◆ Written exercise:
Print exactly the lines from the first one down to the line that contains "const uTicks = [-1, -0.5, 0, 0.5, 1];", both included, and skip the pictures.

◆ Available data:
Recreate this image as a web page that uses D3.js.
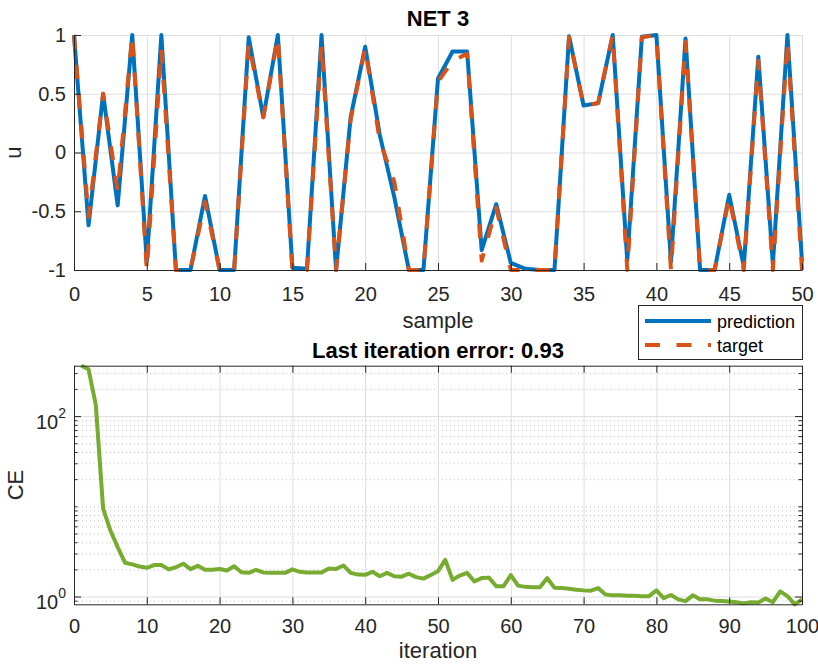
<!DOCTYPE html>
<html>
<head>
<meta charset="utf-8">
<script src="https://cdn.jsdelivr.net/npm/d3@7"></script>
<style>
  body { margin: 0; background: #fff; }
  text { font-family: "Liberation Sans", Arial, Helvetica, sans-serif; }
</style>
</head>
<body>
<svg id="chart" width="818" height="664"></svg>
<script>
// ---- data: network output vs. target over the test samples ----
const samples = d3.range(0, 51);
const prediction = [
  1, -0.62, 0.5, -0.45, 1, -0.93, 1, -1, -1, -0.37,
  -1, -1, 0.98, 0.3, 1, -0.98, -0.99, 1, -1, 0.3,
  0.9, 0.15, -0.38, -1, -1, 0.63, 0.86, 0.86, -0.83, -0.44,
  -0.94, -0.99, -1, -1, 0.99, 0.4, 0.42, 1, -0.92, 0.985,
  1, -0.93, 0.97, -1, -1, -0.36, -0.97, 0.815, -0.95, 1,
  -0.93
];
const target = [
  1, -0.55, 0.5, -0.33, 1, -1, 0.88, -1, -1, -0.42,
  -1, -1, 0.93, 0.3, 0.98, -1, -1, 0.92, -1, 0.28,
  0.89, 0.1, -0.25, -1, -1, 0.6, 0.78, 0.84, -0.92, -0.47,
  -1, -1, -1, -1, 0.98, 0.4, 0.42, 1, -1, 0.98,
  1, -1, 0.94, -1, -1, -0.38, -1, 0.78, -1, 0.95,
  -1
];
const sampleTicks = [0, 5, 10, 15, 20, 25, 30, 35, 40, 45, 50];
const uTicks = [-1, -0.5, 0, 0.5, 1];

// ---- data: training cross-entropy per iteration ----
const iterations = d3.range(1, 101);
const crossEntropy = [
  362, 330, 132, 9.4, 5.4, 3.53, 2.37, 2.27, 2.15, 2.08,
  2.23, 2.24, 2.0, 2.11, 2.31, 2.01, 2.19, 1.98, 1.98, 2.02,
  1.94, 2.17, 1.86, 1.83, 1.98, 1.85, 1.83, 1.83, 1.83, 2.0,
  1.88, 1.85, 1.85, 1.85, 2.05, 2.02, 2.21, 1.83, 1.75, 1.74,
  1.88, 1.68, 1.83, 1.68, 1.66, 1.79, 1.64, 1.58, 1.73, 1.91,
  2.55, 1.53, 1.71, 1.83, 1.47, 1.6, 1.62, 1.3, 1.3, 1.73,
  1.32, 1.28, 1.27, 1.27, 1.6, 1.25, 1.24, 1.22, 1.19, 1.17,
  1.16, 1.24, 1.05, 1.03, 1.03, 1.02, 1.02, 1.01, 1.01, 1.17,
  0.96, 1.04, 0.93, 0.89, 1.03, 0.93, 0.93, 0.9, 0.89, 0.88,
  0.865, 0.84, 0.865, 0.86, 0.95, 0.865, 1.14, 1.01, 0.82, 0.93
];
const iterationTicks = [0, 10, 20, 30, 40, 50, 60, 70, 80, 90, 100];
const ceTicks = [1, 100];
const ceTickExponents = ["0", "2"];
const ceMinorTicks = [0.9, 2, 3, 4, 5, 6, 7, 8, 9, 10, 20, 30, 40, 50, 60, 70, 80, 90, 200, 300];

const legendLabels = ["prediction", "target"];
const netTitle = "NET 3";
const errorTitle = "Last iteration error: " + crossEntropy[crossEntropy.length - 1].toFixed(2);

// ---- styling ----
const COL_PRED = "#0072BD", COL_TGT = "#D95319", COL_CE = "#77AC30";
const AXIS = "#262626", GRID = "#dedede", MINOR = "#c4c4c4";
const FONT = '"Liberation Sans", Arial, Helvetica, sans-serif';
const TICK_LEN = 7;

const svg = d3.select("#chart");

function styleAxis(g, fontSize) {
  g.attr("font-family", FONT).attr("font-size", fontSize);
  g.selectAll("path.domain").attr("stroke", AXIS).attr("stroke-width", 1);
  g.selectAll(".tick line").attr("stroke", AXIS).attr("stroke-width", 1);
  g.selectAll(".tick text").attr("fill", AXIS);
}
function styleGrid(g, color, dash) {
  g.select("path.domain").remove();
  g.selectAll(".tick line").attr("stroke", color).attr("stroke-width", 1)
    .attr("stroke-dasharray", dash || null);
  g.selectAll(".tick text").remove();
}

// =============== upper panel ===============
const T = { left: 74, right: 802, top: 35, bottom: 270 };
const xTop = d3.scaleLinear().domain([0, 50]).range([T.left, T.right]);
const yTop = d3.scaleLinear().domain([-1, 1]).range([T.bottom, T.top]);

const upper = svg.append("g");
upper.append("g").attr("transform", `translate(0,${T.bottom})`)
  .call(d3.axisBottom(xTop).tickValues(sampleTicks).tickSize(-(T.bottom - T.top)).tickFormat(""))
  .call(g => styleGrid(g, GRID));
upper.append("g").attr("transform", `translate(${T.left},0)`)
  .call(d3.axisLeft(yTop).tickValues(uTicks).tickSize(-(T.right - T.left)).tickFormat(""))
  .call(g => styleGrid(g, GRID));

const lineTop = d3.line().x((d, i) => xTop(samples[i])).y(d => yTop(d));
upper.append("path").datum(prediction).attr("d", lineTop)
  .attr("fill", "none").attr("stroke", COL_PRED).attr("stroke-width", 4)
  .attr("stroke-linejoin", "round");
upper.append("path").datum(target).attr("d", lineTop)
  .attr("fill", "none").attr("stroke", COL_TGT).attr("stroke-width", 4)
  .attr("stroke-linejoin", "round").attr("stroke-dasharray", "14,16");

upper.append("g").attr("transform", `translate(0,${T.bottom})`)
  .call(d3.axisBottom(xTop).tickValues(sampleTicks).tickSize(-TICK_LEN).tickSizeOuter(0)
    .tickPadding(17).tickFormat(d => String(d)))
  .call(g => styleAxis(g, 20));
upper.append("g").attr("transform", `translate(${T.left},0)`)
  .call(d3.axisLeft(yTop).tickValues(uTicks).tickSize(-TICK_LEN).tickSizeOuter(0)
    .tickPadding(8).tickFormat(d => String(d)))
  .call(g => styleAxis(g, 20));

svg.append("text").attr("x", (T.left + T.right) / 2).attr("y", 26)
  .attr("text-anchor", "middle").attr("font-size", 22).attr("font-weight", "bold")
  .attr("fill", "#000").text(netTitle);
svg.append("text").attr("x", (T.left + T.right) / 2).attr("y", 328)
  .attr("text-anchor", "middle").attr("font-size", 22).attr("fill", AXIS).text("sample");
svg.append("text").attr("transform", `translate(21,${(T.top + T.bottom) / 2}) rotate(-90)`)
  .attr("text-anchor", "middle").attr("font-size", 22).attr("fill", AXIS).text("u");

// =============== lower panel ===============
const B = { left: 74, right: 802, top: 365.7, bottom: 604.3 };
const xBot = d3.scaleLinear().domain([0, 100]).range([B.left, B.right]);
const yBot = d3.scaleLog().domain(d3.extent(crossEntropy)).range([B.bottom, B.top]);

const lower = svg.append("g");
lower.append("g").attr("transform", `translate(${B.left},0)`)
  .call(d3.axisLeft(yBot).tickValues(ceMinorTicks).tickSize(-(B.right - B.left)).tickFormat(""))
  .call(g => styleGrid(g, MINOR, "1,3"));
lower.append("g").attr("transform", `translate(${B.left},0)`)
  .call(d3.axisLeft(yBot).tickValues(ceTicks).tickSize(-(B.right - B.left)).tickFormat(""))
  .call(g => styleGrid(g, GRID));
lower.append("g").attr("transform", `translate(0,${B.bottom})`)
  .call(d3.axisBottom(xBot).tickValues(iterationTicks).tickSize(-(B.bottom - B.top)).tickFormat(""))
  .call(g => styleGrid(g, GRID));

const lineBot = d3.line().x((d, i) => xBot(iterations[i])).y(d => yBot(d));
lower.append("path").datum(crossEntropy).attr("d", lineBot)
  .attr("fill", "none").attr("stroke", COL_CE).attr("stroke-width", 4)
  .attr("stroke-linejoin", "round");

// box with inward ticks on all four sides
lower.append("g").attr("transform", `translate(0,${B.bottom})`)
  .call(d3.axisBottom(xBot).tickValues(iterationTicks).tickSize(-TICK_LEN).tickSizeOuter(0)
    .tickPadding(15).tickFormat(d => String(d)))
  .call(g => styleAxis(g, 20));
lower.append("g").attr("transform", `translate(0,${B.top})`)
  .call(d3.axisTop(xBot).tickValues(iterationTicks).tickSize(-TICK_LEN).tickSizeOuter(0).tickFormat(""))
  .call(g => styleAxis(g, 20));
lower.append("g").attr("transform", `translate(${B.right},0)`)
  .call(d3.axisRight(yBot).tickValues(ceTicks).tickSize(-TICK_LEN).tickSizeOuter(0).tickFormat(""))
  .call(g => styleAxis(g, 20));
lower.append("g").attr("transform", `translate(${B.right},0)`)
  .call(d3.axisRight(yBot).tickValues(ceMinorTicks).tickSize(-TICK_LEN / 2).tickSizeOuter(0).tickFormat(""))
  .call(g => styleAxis(g, 20));
lower.append("g").attr("transform", `translate(${B.left},0)`)
  .call(d3.axisLeft(yBot).tickValues(ceMinorTicks).tickSize(-TICK_LEN / 2).tickSizeOuter(0).tickFormat(""))
  .call(g => styleAxis(g, 20));
const yAxisBot = lower.append("g").attr("transform", `translate(${B.left},0)`)
  .call(d3.axisLeft(yBot).tickValues(ceTicks).tickSize(-TICK_LEN).tickSizeOuter(0)
    .tickPadding(8).tickFormat(""))
  .call(g => styleAxis(g, 20));
// power-of-ten labels with superscript exponent
yAxisBot.selectAll(".tick").each(function (d, i) {
  const t = d3.select(this).select("text").attr("dy", null).attr("y", 12).attr("x", -8);
  t.append("tspan").attr("font-size", 20).text("10");
  t.append("tspan").attr("font-size", 14).attr("dy", -11).text(ceTickExponents[i]);
});

svg.append("text").attr("x", (B.left + B.right) / 2).attr("y", 358)
  .attr("text-anchor", "middle").attr("font-size", 22).attr("font-weight", "bold")
  .attr("fill", "#000").text(errorTitle);
svg.append("text").attr("x", (B.left + B.right) / 2).attr("y", 658)
  .attr("text-anchor", "middle").attr("font-size", 22).attr("fill", AXIS).text("iteration");
svg.append("text").attr("transform", `translate(23,${(B.top + B.bottom) / 2}) rotate(-90)`)
  .attr("text-anchor", "middle").attr("font-size", 22).attr("fill", AXIS).text("CE");

// =============== legend ===============
const L = { x: 638, y: 305, w: 164, h: 54 };
const legend = svg.append("g");
legend.append("rect").attr("x", L.x + 0.5).attr("y", L.y + 0.5).attr("width", L.w).attr("height", L.h)
  .attr("fill", "#fff").attr("stroke", AXIS).attr("stroke-width", 1);
const legendItems = [
  { label: legendLabels[0], color: COL_PRED, dash: null, y: 321 },
  { label: legendLabels[1], color: COL_TGT, dash: "15,16.5", y: 345 }
];
legendItems.forEach(it => {
  legend.append("line").attr("x1", 645).attr("x2", 711).attr("y1", it.y).attr("y2", it.y)
    .attr("stroke", it.color).attr("stroke-width", 4).attr("stroke-dasharray", it.dash);
  legend.append("text").attr("x", 717).attr("y", it.y + 6.5)
    .attr("font-size", 18).attr("fill", "#000").text(it.label);
});
</script>
</body>
</html>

◆ Exercise answer:
Recreate this image as a web page that uses D3.js.
<!DOCTYPE html>
<html>
<head>
<meta charset="utf-8">
<script src="https://cdn.jsdelivr.net/npm/d3@7"></script>
<style>
  body { margin: 0; background: #fff; }
  text { font-family: "Liberation Sans", Arial, Helvetica, sans-serif; }
</style>
</head>
<body>
<svg id="chart" width="818" height="664"></svg>
<script>
// ---- data: network output vs. target over the test samples ----
const samples = d3.range(0, 51);
const prediction = [
  1, -0.62, 0.5, -0.45, 1, -0.93, 1, -1, -1, -0.37,
  -1, -1, 0.98, 0.3, 1, -0.98, -0.99, 1, -1, 0.3,
  0.9, 0.15, -0.38, -1, -1, 0.63, 0.86, 0.86, -0.83, -0.44,
  -0.94, -0.99, -1, -1, 0.99, 0.4, 0.42, 1, -0.92, 0.985,
  1, -0.93, 0.97, -1, -1, -0.36, -0.97, 0.815, -0.95, 1,
  -0.93
];
const target = [
  1, -0.55, 0.5, -0.33, 1, -1, 0.88, -1, -1, -0.42,
  -1, -1, 0.93, 0.3, 0.98, -1, -1, 0.92, -1, 0.28,
  0.89, 0.1, -0.25, -1, -1, 0.6, 0.78, 0.84, -0.92, -0.47,
  -1, -1, -1, -1, 0.98, 0.4, 0.42, 1, -1, 0.98,
  1, -1, 0.94, -1, -1, -0.38, -1, 0.78, -1, 0.95,
  -1
];
const sampleTicks = [0, 5, 10, 15, 20, 25, 30, 35, 40, 45, 50];
const uTicks = [-1, -0.5, 0, 0.5, 1];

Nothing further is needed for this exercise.